Copy of Charlie Schweiner - Final Exam Review Outline.docx
AP World History
Mr. Chapman
Unit 4 Outline
Chapter 22: Transoceanic Encounters and Global Connections
- Motivations for European exploration of the world’s oceans.
- The search for basic resources and lands suitable for the cultivation of cash crop
- Desire to establish new trade routes to Asian markets
- Aspiration to expand the influence of Christianity
- Identify how European and Arab mariners were able to determine latitude in the 15th century.

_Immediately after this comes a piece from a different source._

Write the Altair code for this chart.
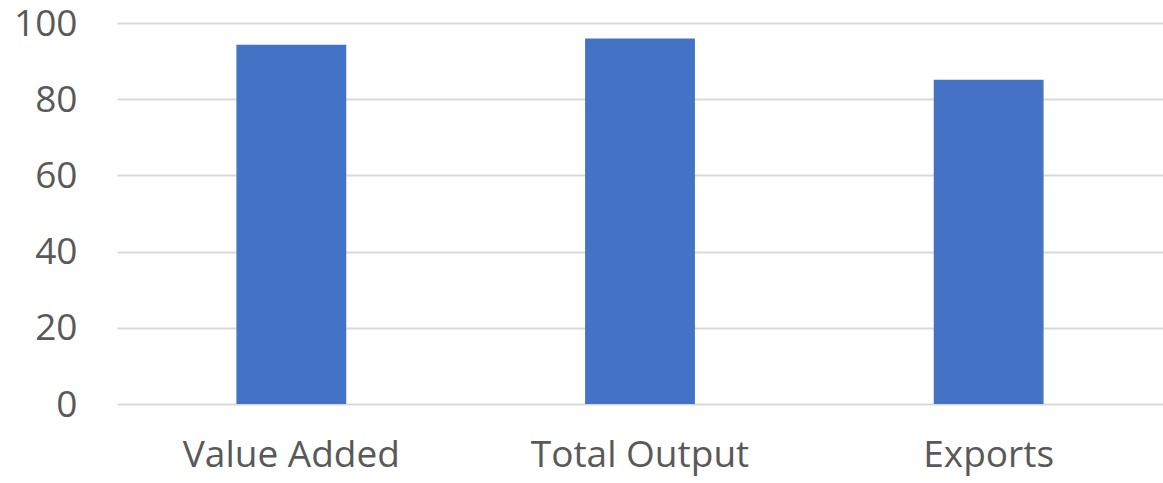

- Arab sailors were using simpler and more serviceable instruments for determining latitude
- Portuguese used as models for the construction of cross and back staffs
- Europeans used compasses to determine their heading in the Mediterranean and Atlantic waters
- They ventured into the oceans and gradually compiled a body of knowledge about winds and currents that determined navigational activities
- Got rid of the middle man
- Explain the Volta do Mar.
- It was a strategy that enabled them to sail from the canaries to Portugal
- Sailed northwest into the open ocean until they found westerly winds and then turned east for the last leg of the homeward journey
- Took mariners well out of their way
- Europeans mariners enabled them to travel reliably to coastlines throughout the world
- Effects of Vasco da Gama’s sea routes to the Indian Ocean.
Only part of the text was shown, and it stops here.